* Begin DATA SECTION *

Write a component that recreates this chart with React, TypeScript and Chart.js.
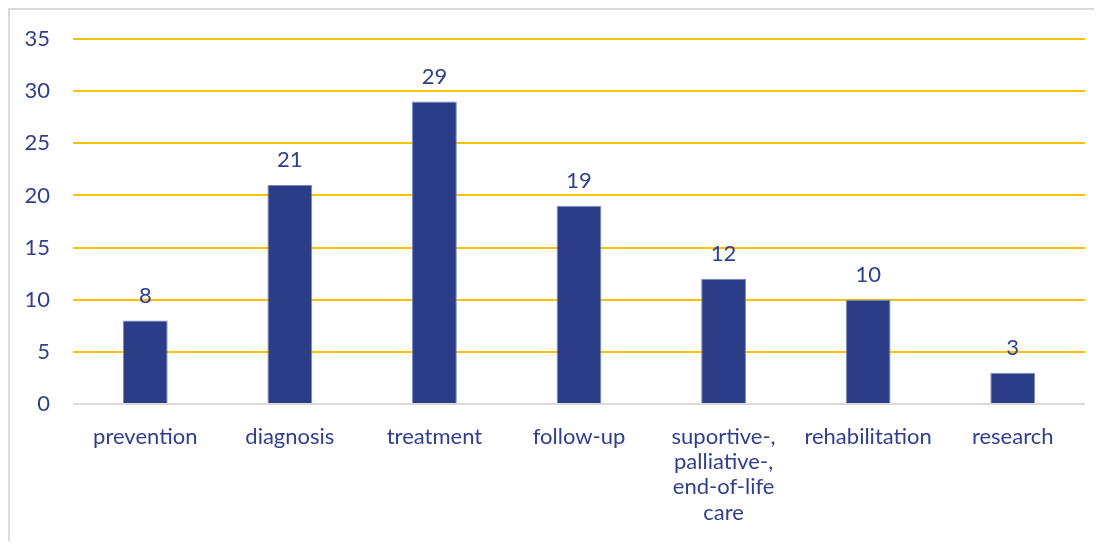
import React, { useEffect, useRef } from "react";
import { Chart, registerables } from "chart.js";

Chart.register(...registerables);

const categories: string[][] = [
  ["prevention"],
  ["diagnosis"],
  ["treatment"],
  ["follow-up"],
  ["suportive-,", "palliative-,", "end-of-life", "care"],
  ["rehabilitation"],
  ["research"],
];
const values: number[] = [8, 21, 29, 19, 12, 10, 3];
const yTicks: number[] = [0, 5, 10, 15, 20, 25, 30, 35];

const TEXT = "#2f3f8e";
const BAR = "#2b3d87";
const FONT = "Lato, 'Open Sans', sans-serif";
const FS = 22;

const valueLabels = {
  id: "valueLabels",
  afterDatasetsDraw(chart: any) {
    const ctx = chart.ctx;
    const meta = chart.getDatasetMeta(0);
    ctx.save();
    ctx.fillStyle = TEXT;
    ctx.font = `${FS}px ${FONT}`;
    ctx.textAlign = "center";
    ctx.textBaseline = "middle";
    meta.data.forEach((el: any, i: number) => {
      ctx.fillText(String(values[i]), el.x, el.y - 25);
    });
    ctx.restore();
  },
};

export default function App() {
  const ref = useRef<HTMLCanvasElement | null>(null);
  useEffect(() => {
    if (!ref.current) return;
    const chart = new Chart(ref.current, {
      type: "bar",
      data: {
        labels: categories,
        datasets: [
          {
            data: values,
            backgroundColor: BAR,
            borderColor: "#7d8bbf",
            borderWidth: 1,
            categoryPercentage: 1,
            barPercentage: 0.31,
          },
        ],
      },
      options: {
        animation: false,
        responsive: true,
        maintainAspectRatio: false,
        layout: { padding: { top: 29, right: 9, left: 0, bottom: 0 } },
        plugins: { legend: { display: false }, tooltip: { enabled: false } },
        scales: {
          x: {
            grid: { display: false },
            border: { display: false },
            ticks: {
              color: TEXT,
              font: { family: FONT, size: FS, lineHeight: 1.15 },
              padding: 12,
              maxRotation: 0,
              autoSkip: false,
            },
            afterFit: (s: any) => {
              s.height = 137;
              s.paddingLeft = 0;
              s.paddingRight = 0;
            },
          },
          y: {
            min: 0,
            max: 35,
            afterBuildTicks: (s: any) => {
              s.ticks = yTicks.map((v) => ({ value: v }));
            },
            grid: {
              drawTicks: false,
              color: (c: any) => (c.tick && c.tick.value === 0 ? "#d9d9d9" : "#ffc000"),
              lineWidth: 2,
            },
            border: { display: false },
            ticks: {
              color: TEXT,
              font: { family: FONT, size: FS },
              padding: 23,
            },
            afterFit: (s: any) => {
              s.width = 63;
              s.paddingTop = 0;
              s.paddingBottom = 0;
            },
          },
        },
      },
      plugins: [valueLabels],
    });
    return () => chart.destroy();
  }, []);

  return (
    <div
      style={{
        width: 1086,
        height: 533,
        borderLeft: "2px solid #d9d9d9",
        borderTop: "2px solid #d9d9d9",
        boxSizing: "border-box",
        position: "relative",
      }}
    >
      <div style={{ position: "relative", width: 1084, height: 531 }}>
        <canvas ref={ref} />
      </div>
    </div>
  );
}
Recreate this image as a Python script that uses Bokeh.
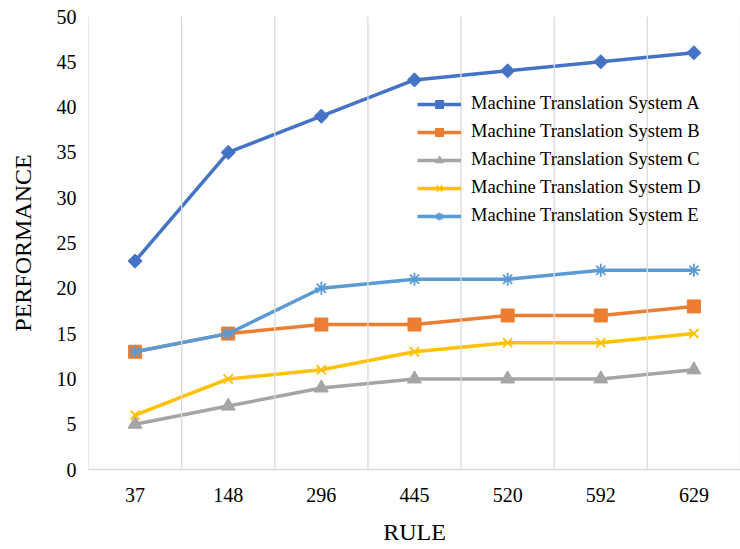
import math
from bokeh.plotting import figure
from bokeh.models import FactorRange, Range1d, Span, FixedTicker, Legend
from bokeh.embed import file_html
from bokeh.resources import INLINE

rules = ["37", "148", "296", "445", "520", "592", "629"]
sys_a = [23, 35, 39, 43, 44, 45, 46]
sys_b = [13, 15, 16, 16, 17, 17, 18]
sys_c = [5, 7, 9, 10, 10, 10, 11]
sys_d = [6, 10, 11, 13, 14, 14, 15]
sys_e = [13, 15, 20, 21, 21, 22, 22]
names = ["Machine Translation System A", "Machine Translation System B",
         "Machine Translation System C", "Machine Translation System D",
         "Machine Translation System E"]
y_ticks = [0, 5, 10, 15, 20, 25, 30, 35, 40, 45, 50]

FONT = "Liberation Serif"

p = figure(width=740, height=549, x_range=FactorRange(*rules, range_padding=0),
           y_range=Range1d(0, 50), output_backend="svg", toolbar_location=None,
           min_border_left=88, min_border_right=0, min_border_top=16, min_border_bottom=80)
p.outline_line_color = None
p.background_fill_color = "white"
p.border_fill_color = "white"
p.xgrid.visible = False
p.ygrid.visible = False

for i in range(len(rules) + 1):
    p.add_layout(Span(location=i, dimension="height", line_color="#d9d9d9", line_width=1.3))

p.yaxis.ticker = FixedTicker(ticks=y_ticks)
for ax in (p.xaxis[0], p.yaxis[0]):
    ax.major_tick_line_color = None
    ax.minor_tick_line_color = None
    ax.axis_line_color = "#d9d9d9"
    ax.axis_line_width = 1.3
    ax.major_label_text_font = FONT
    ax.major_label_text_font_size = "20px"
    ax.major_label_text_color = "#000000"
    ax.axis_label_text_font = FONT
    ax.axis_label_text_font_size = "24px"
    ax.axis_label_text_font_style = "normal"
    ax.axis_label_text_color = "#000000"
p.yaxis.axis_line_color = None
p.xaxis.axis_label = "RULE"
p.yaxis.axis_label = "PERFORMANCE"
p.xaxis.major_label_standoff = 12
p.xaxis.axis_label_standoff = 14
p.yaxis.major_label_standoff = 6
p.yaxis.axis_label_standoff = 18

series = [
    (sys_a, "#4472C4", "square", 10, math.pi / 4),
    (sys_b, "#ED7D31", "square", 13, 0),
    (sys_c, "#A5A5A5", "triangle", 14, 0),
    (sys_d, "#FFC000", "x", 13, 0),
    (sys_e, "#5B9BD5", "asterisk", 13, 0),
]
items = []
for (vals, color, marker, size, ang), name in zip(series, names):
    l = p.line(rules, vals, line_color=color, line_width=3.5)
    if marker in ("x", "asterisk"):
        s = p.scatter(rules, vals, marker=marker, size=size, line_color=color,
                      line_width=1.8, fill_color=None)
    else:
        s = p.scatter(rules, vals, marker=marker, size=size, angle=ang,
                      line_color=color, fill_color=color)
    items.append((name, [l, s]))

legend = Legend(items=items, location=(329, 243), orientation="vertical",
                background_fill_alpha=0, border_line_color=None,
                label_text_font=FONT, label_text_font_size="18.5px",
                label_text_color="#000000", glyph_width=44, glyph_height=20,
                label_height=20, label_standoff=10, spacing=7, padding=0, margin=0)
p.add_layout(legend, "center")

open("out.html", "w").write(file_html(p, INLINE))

* End DATA SECTION *
* Begin DATA SECTION *

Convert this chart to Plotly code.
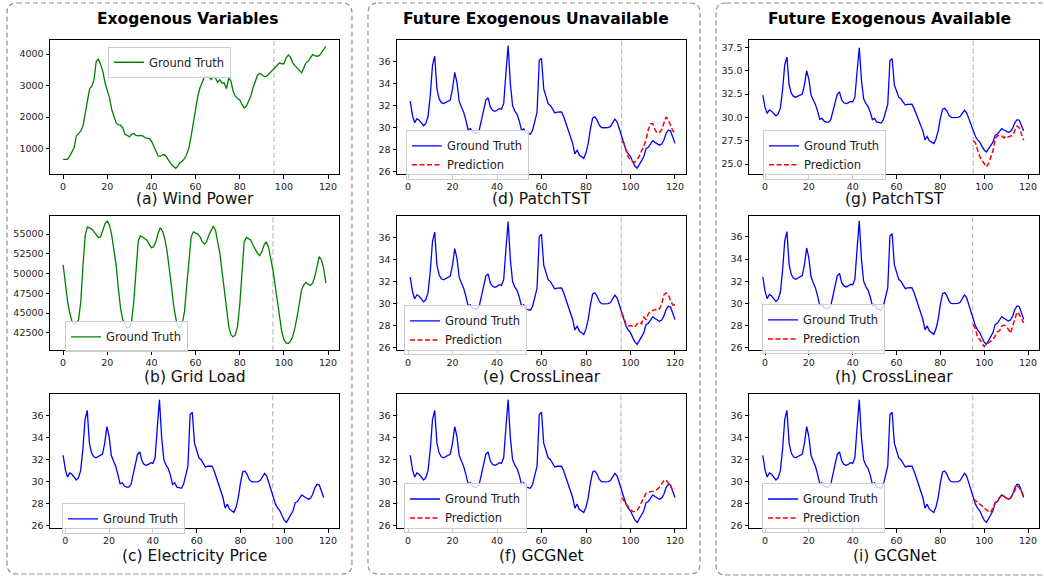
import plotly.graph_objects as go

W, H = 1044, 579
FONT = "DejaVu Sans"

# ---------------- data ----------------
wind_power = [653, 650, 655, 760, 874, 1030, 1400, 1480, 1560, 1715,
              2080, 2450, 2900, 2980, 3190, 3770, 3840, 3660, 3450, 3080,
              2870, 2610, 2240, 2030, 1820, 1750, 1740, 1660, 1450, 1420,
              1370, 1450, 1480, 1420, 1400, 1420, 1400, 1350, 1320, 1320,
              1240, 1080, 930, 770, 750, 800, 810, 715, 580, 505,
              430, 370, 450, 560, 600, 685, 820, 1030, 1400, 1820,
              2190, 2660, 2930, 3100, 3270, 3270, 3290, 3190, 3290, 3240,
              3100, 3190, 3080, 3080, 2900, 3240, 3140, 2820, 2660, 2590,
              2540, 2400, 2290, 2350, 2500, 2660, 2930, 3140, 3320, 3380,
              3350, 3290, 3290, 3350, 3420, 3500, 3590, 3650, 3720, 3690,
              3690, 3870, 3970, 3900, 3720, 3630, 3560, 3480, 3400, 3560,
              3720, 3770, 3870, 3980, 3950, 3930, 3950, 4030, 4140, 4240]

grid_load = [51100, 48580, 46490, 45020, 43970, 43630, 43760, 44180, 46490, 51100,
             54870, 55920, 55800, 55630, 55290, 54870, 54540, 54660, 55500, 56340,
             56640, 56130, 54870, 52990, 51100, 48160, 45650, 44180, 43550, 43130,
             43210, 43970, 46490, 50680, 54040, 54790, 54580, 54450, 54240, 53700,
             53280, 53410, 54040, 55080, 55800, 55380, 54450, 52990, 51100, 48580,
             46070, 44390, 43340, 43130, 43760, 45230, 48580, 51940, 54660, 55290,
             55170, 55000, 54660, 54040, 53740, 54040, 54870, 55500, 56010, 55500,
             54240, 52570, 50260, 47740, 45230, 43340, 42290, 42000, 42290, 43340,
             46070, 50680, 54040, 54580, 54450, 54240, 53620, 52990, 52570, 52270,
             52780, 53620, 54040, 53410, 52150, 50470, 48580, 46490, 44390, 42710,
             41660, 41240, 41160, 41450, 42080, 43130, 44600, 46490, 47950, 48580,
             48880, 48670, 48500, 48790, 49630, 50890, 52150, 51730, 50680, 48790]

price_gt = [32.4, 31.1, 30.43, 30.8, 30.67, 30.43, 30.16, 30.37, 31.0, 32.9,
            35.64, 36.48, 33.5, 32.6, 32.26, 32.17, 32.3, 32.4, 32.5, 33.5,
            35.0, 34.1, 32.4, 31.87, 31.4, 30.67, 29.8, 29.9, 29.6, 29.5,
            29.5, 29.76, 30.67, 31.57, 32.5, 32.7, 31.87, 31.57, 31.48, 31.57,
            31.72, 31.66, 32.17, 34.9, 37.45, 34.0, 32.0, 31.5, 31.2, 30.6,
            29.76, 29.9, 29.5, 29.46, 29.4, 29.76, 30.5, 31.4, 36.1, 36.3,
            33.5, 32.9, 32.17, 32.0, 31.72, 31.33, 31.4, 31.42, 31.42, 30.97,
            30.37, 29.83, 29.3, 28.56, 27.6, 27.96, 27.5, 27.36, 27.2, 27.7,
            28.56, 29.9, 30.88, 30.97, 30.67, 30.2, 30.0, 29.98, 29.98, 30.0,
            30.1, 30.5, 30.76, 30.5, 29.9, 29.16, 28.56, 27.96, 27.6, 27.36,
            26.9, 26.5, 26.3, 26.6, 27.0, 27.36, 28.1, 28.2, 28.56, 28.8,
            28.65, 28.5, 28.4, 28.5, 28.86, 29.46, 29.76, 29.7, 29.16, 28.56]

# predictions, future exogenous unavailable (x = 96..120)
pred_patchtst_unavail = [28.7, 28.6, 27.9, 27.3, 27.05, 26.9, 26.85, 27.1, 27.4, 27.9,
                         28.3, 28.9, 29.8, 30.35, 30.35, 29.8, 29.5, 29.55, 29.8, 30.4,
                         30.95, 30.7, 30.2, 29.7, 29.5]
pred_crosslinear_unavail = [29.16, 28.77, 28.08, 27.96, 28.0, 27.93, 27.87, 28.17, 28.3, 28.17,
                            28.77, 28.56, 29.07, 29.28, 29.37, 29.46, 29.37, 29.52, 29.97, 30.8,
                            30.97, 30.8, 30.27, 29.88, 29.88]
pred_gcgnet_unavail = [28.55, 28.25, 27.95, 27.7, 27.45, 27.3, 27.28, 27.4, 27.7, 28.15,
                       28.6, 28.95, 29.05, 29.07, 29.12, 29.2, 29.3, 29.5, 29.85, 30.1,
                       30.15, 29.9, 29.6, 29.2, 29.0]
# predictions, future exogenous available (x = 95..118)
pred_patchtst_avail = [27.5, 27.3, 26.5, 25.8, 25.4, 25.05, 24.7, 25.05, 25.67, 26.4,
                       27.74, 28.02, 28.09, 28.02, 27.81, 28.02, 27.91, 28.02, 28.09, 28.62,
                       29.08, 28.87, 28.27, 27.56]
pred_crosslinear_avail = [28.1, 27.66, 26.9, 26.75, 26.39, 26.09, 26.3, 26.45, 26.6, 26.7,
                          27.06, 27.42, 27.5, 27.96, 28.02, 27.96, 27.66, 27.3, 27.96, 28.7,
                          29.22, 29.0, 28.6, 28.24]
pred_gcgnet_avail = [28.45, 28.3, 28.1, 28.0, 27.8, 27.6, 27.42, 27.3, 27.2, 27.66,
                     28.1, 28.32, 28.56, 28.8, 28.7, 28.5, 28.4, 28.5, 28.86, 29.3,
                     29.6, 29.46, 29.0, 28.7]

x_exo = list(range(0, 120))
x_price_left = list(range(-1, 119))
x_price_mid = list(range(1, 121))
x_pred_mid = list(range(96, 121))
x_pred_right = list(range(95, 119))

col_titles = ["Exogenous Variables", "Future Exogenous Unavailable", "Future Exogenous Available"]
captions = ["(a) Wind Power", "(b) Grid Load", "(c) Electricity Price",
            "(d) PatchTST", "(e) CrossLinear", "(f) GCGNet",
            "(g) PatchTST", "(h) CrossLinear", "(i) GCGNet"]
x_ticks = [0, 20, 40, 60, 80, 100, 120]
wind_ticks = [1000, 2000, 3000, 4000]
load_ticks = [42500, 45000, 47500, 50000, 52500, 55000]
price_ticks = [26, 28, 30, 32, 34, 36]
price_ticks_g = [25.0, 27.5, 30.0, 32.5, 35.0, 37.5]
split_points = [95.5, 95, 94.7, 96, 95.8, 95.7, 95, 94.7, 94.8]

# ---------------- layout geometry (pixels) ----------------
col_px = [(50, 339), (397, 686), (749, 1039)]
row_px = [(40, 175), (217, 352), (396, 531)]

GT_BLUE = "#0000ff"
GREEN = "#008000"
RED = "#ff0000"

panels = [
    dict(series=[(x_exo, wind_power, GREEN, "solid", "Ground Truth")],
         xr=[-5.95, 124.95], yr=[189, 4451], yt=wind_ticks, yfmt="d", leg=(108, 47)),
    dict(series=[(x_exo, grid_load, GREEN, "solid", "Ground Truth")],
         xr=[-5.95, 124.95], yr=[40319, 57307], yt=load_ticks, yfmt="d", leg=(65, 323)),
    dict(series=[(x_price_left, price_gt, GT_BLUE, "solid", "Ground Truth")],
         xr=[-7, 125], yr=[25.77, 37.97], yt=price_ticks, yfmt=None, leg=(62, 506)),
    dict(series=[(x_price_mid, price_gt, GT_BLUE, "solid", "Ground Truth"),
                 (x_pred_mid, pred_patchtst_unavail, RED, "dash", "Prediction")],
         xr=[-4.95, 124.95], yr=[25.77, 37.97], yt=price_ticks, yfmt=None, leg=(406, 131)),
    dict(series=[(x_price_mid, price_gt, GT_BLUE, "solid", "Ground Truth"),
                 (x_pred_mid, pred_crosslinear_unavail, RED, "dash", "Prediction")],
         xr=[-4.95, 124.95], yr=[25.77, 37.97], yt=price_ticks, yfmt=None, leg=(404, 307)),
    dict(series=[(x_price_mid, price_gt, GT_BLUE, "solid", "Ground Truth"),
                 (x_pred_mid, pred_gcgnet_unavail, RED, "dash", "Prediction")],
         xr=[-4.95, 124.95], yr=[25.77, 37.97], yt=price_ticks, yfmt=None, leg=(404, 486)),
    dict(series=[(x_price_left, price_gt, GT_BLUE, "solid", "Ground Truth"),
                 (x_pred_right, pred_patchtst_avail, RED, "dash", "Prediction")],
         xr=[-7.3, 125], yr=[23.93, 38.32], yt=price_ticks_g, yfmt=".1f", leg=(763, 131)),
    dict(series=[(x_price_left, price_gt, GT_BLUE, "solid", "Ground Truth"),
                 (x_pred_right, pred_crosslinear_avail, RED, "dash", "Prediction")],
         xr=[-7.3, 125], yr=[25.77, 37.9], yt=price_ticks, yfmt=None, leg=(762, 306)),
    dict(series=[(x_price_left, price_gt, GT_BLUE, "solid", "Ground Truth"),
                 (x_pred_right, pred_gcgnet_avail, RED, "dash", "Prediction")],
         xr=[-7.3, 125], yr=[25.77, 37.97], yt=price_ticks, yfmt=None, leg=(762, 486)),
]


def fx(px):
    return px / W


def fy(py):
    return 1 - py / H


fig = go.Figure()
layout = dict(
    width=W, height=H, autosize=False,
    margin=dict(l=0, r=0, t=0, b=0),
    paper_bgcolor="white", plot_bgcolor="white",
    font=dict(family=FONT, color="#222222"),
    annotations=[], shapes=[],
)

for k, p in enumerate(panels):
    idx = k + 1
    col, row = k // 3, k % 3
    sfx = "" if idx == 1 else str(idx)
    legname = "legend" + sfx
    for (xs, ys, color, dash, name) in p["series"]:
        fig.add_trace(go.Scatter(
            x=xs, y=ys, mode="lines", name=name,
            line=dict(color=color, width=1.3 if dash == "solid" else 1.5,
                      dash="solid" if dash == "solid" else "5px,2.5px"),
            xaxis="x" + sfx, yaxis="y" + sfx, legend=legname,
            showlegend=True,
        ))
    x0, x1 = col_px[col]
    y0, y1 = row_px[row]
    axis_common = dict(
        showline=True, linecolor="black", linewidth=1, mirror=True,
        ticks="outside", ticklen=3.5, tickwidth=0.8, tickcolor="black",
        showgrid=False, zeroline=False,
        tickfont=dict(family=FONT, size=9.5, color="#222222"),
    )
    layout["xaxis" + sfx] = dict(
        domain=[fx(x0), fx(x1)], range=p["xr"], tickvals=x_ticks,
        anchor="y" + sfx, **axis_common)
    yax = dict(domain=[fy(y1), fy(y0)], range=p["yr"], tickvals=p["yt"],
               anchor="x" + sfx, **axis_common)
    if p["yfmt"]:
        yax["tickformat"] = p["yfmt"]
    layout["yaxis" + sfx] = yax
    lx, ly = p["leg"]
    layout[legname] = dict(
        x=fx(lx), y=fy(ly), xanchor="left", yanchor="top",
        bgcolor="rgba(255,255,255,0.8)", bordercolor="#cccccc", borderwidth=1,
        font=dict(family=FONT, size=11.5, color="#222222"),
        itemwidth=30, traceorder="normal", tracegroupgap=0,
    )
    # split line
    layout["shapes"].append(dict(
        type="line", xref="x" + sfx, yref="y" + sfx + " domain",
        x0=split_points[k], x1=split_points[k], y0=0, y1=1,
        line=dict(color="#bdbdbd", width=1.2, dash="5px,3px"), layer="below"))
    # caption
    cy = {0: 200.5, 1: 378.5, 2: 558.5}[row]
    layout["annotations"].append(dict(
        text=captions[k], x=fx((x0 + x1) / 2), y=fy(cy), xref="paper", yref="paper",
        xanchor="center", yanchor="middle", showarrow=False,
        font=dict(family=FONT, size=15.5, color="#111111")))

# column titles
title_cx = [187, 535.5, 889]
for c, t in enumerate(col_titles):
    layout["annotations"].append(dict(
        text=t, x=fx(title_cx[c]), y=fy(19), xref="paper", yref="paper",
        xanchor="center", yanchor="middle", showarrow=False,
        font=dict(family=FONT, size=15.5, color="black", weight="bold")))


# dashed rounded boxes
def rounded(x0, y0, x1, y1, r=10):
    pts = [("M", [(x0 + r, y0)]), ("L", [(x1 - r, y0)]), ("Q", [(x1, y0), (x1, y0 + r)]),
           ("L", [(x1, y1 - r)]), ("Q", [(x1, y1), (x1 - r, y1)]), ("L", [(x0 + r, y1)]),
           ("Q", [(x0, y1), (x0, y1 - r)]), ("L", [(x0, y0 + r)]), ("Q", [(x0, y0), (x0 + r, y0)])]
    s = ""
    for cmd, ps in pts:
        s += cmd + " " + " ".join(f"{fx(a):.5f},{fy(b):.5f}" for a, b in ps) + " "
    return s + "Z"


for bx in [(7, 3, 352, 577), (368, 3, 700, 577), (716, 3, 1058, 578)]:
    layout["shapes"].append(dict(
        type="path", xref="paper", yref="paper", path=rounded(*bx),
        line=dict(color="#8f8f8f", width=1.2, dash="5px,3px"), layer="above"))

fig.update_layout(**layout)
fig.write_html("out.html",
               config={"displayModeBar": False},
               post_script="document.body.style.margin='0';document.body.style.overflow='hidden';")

* End DATA SECTION *

▸ **GIVEN PROBLEM**:
Repeat exactly, and only, the entries from the line with "Write a component" through the line with "Chart.register(...registerables);". Pictures are skipped.

▸ **ANSWER FOR THIS EXERCISE**:
Write a component that recreates this chart with React, TypeScript and Chart.js.
import React, { useEffect, useRef } from "react";
import { Chart, registerables } from "chart.js";

Chart.register(...registerables);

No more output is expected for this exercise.